◆ Instructions for the task
Your job is to retype all of the data word for word, leaving every image out.

--

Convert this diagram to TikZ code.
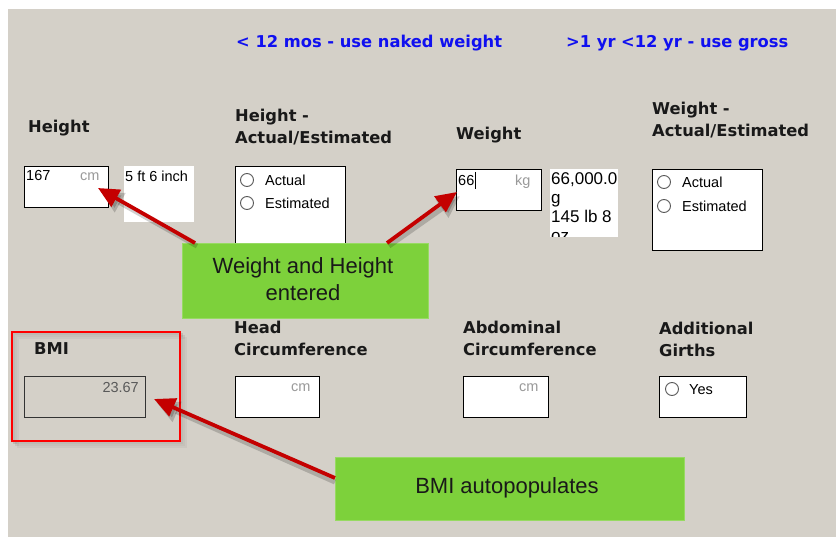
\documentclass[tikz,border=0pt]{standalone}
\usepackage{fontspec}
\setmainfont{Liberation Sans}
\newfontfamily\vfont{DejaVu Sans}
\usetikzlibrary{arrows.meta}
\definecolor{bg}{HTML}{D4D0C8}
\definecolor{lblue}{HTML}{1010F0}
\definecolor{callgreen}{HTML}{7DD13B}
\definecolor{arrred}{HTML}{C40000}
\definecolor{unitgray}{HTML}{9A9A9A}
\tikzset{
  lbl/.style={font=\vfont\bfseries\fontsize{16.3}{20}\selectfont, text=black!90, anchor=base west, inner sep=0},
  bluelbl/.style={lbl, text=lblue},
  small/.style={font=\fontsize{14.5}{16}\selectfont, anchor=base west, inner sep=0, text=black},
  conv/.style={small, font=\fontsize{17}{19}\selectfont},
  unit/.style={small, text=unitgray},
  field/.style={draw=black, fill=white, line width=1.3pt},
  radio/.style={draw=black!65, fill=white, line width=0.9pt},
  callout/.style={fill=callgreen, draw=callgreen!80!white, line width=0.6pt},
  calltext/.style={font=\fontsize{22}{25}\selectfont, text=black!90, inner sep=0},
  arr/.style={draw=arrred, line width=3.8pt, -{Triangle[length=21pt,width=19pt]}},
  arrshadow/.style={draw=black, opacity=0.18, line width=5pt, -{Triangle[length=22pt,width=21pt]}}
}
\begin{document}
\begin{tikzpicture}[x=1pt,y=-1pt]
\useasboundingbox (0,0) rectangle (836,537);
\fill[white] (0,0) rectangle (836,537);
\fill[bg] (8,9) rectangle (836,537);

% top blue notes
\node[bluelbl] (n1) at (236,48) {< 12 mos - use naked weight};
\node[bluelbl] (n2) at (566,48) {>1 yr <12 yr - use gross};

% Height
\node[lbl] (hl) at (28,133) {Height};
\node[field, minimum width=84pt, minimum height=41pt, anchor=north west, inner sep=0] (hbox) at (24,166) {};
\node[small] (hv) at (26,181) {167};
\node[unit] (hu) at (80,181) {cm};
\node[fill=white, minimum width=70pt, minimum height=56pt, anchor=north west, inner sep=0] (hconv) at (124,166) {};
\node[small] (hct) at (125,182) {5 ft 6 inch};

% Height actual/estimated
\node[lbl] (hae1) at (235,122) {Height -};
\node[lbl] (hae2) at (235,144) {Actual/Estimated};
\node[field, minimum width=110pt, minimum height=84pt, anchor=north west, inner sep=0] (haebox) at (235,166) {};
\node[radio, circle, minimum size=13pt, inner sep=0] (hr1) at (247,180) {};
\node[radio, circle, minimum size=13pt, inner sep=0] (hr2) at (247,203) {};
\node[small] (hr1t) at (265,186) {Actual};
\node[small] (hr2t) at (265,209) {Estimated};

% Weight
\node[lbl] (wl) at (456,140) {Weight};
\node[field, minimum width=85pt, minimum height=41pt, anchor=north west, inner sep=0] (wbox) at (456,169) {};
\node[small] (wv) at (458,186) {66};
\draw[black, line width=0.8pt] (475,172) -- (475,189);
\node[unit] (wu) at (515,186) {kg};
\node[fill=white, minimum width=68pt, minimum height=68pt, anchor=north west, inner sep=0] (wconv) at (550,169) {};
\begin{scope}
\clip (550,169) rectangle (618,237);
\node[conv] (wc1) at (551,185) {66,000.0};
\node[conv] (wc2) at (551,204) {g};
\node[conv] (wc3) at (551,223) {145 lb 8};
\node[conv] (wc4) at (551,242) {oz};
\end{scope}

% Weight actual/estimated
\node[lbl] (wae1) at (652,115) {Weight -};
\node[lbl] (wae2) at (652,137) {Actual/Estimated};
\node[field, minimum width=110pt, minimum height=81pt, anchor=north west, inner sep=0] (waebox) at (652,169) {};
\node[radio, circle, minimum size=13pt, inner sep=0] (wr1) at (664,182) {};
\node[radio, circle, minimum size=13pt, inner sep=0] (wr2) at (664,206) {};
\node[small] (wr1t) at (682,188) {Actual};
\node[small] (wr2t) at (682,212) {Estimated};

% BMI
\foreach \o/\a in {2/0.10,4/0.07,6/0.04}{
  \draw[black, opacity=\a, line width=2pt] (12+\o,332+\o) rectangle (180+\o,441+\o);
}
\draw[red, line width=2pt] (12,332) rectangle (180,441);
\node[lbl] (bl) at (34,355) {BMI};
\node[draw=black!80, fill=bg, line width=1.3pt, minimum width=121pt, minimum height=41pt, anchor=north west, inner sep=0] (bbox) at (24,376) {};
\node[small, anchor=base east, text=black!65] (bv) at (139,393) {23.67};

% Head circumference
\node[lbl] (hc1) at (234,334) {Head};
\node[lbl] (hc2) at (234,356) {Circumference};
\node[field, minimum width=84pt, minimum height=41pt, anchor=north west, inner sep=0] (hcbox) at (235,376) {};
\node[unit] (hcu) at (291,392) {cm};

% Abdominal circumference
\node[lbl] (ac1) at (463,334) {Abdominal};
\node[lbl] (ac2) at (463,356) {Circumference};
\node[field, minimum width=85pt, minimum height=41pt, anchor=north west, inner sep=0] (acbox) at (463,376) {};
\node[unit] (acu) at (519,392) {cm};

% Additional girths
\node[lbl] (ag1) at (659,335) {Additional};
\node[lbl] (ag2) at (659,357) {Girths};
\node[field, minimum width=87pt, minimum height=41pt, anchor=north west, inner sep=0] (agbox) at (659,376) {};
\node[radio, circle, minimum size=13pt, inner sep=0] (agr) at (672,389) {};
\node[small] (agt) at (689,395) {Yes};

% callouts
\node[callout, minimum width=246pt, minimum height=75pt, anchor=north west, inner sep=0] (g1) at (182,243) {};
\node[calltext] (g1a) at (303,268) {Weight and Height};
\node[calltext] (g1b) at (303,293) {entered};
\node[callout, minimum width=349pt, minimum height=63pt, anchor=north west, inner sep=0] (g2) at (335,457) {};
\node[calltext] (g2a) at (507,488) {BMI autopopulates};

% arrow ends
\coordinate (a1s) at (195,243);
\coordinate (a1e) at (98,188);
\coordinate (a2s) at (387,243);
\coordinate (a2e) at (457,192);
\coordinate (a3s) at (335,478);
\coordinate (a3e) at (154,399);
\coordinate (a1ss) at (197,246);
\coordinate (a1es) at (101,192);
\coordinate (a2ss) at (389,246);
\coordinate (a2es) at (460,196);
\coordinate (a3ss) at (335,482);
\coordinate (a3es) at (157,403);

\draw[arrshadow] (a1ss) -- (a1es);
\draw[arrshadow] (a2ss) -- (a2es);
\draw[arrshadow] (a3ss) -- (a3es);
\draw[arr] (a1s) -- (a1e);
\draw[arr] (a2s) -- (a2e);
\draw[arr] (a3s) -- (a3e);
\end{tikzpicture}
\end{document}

--

◆ Final result
Convert this diagram to TikZ code.
\documentclass[tikz,border=0pt]{standalone}
\usepackage{fontspec}
\setmainfont{Liberation Sans}
\newfontfamily\vfont{DejaVu Sans}
\usetikzlibrary{arrows.meta}
\definecolor{bg}{HTML}{D4D0C8}
\definecolor{lblue}{HTML}{1010F0}
\definecolor{callgreen}{HTML}{7DD13B}
\definecolor{arrred}{HTML}{C40000}
\definecolor{unitgray}{HTML}{9A9A9A}
\tikzset{
  lbl/.style={font=\vfont\bfseries\fontsize{16.3}{20}\selectfont, text=black!90, anchor=base west, inner sep=0},
  bluelbl/.style={lbl, text=lblue},
  small/.style={font=\fontsize{14.5}{16}\selectfont, anchor=base west, inner sep=0, text=black},
  conv/.style={small, font=\fontsize{17}{19}\selectfont},
  unit/.style={small, text=unitgray},
  field/.style={draw=black, fill=white, line width=1.3pt},
  radio/.style={draw=black!65, fill=white, line width=0.9pt},
  callout/.style={fill=callgreen, draw=callgreen!80!white, line width=0.6pt},
  calltext/.style={font=\fontsize{22}{25}\selectfont, text=black!90, inner sep=0},
  arr/.style={draw=arrred, line width=3.8pt, -{Triangle[length=21pt,width=19pt]}},
  arrshadow/.style={draw=black, opacity=0.18, line width=5pt, -{Triangle[length=22pt,width=21pt]}}
}
\begin{document}
\begin{tikzpicture}[x=1pt,y=-1pt]
\useasboundingbox (0,0) rectangle (836,537);
\fill[white] (0,0) rectangle (836,537);
\fill[bg] (8,9) rectangle (836,537);

% top blue notes
\node[bluelbl] (n1) at (236,48) {< 12 mos - use naked weight};
\node[bluelbl] (n2) at (566,48) {>1 yr <12 yr - use gross};

% Height
\node[lbl] (hl) at (28,133) {Height};
\node[field, minimum width=84pt, minimum height=41pt, anchor=north west, inner sep=0] (hbox) at (24,166) {};
\node[small] (hv) at (26,181) {167};
\node[unit] (hu) at (80,181) {cm};
\node[fill=white, minimum width=70pt, minimum height=56pt, anchor=north west, inner sep=0] (hconv) at (124,166) {};
\node[small] (hct) at (125,182) {5 ft 6 inch};

% Height actual/estimated
\node[lbl] (hae1) at (235,122) {Height -};
\node[lbl] (hae2) at (235,144) {Actual/Estimated};
\node[field, minimum width=110pt, minimum height=84pt, anchor=north west, inner sep=0] (haebox) at (235,166) {};
\node[radio, circle, minimum size=13pt, inner sep=0] (hr1) at (247,180) {};
\node[radio, circle, minimum size=13pt, inner sep=0] (hr2) at (247,203) {};
\node[small] (hr1t) at (265,186) {Actual};
\node[small] (hr2t) at (265,209) {Estimated};

% Weight
\node[lbl] (wl) at (456,140) {Weight};
\node[field, minimum width=85pt, minimum height=41pt, anchor=north west, inner sep=0] (wbox) at (456,169) {};
\node[small] (wv) at (458,186) {66};
\draw[black, line width=0.8pt] (475,172) -- (475,189);
\node[unit] (wu) at (515,186) {kg};
\node[fill=white, minimum width=68pt, minimum height=68pt, anchor=north west, inner sep=0] (wconv) at (550,169) {};
\begin{scope}
\clip (550,169) rectangle (618,237);
\node[conv] (wc1) at (551,185) {66,000.0};
\node[conv] (wc2) at (551,204) {g};
\node[conv] (wc3) at (551,223) {145 lb 8};
\node[conv] (wc4) at (551,242) {oz};
\end{scope}

% Weight actual/estimated
\node[lbl] (wae1) at (652,115) {Weight -};
\node[lbl] (wae2) at (652,137) {Actual/Estimated};
\node[field, minimum width=110pt, minimum height=81pt, anchor=north west, inner sep=0] (waebox) at (652,169) {};
\node[radio, circle, minimum size=13pt, inner sep=0] (wr1) at (664,182) {};
\node[radio, circle, minimum size=13pt, inner sep=0] (wr2) at (664,206) {};
\node[small] (wr1t) at (682,188) {Actual};
\node[small] (wr2t) at (682,212) {Estimated};

% BMI
\foreach \o/\a in {2/0.10,4/0.07,6/0.04}{
  \draw[black, opacity=\a, line width=2pt] (12+\o,332+\o) rectangle (180+\o,441+\o);
}
\draw[red, line width=2pt] (12,332) rectangle (180,441);
\node[lbl] (bl) at (34,355) {BMI};
\node[draw=black!80, fill=bg, line width=1.3pt, minimum width=121pt, minimum height=41pt, anchor=north west, inner sep=0] (bbox) at (24,376) {};
\node[small, anchor=base east, text=black!65] (bv) at (139,393) {23.67};

% Head circumference
\node[lbl] (hc1) at (234,334) {Head};
\node[lbl] (hc2) at (234,356) {Circumference};
\node[field, minimum width=84pt, minimum height=41pt, anchor=north west, inner sep=0] (hcbox) at (235,376) {};
\node[unit] (hcu) at (291,392) {cm};

% Abdominal circumference
\node[lbl] (ac1) at (463,334) {Abdominal};
\node[lbl] (ac2) at (463,356) {Circumference};
\node[field, minimum width=85pt, minimum height=41pt, anchor=north west, inner sep=0] (acbox) at (463,376) {};
\node[unit] (acu) at (519,392) {cm};

% Additional girths
\node[lbl] (ag1) at (659,335) {Additional};
\node[lbl] (ag2) at (659,357) {Girths};
\node[field, minimum width=87pt, minimum height=41pt, anchor=north west, inner sep=0] (agbox) at (659,376) {};
\node[radio, circle, minimum size=13pt, inner sep=0] (agr) at (672,389) {};
\node[small] (agt) at (689,395) {Yes};

% callouts
\node[callout, minimum width=246pt, minimum height=75pt, anchor=north west, inner sep=0] (g1) at (182,243) {};
\node[calltext] (g1a) at (303,268) {Weight and Height};
\node[calltext] (g1b) at (303,293) {entered};
\node[callout, minimum width=349pt, minimum height=63pt, anchor=north west, inner sep=0] (g2) at (335,457) {};
\node[calltext] (g2a) at (507,488) {BMI autopopulates};

% arrow ends
\coordinate (a1s) at (195,243);
\coordinate (a1e) at (98,188);
\coordinate (a2s) at (387,243);
\coordinate (a2e) at (457,192);
\coordinate (a3s) at (335,478);
\coordinate (a3e) at (154,399);
\coordinate (a1ss) at (197,246);
\coordinate (a1es) at (101,192);
\coordinate (a2ss) at (389,246);
\coordinate (a2es) at (460,196);
\coordinate (a3ss) at (335,482);
\coordinate (a3es) at (157,403);

\draw[arrshadow] (a1ss) -- (a1es);
\draw[arrshadow] (a2ss) -- (a2es);
\draw[arrshadow] (a3ss) -- (a3es);
\draw[arr] (a1s) -- (a1e);
\draw[arr] (a2s) -- (a2e);
\draw[arr] (a3s) -- (a3e);
\end{tikzpicture}
\end{document}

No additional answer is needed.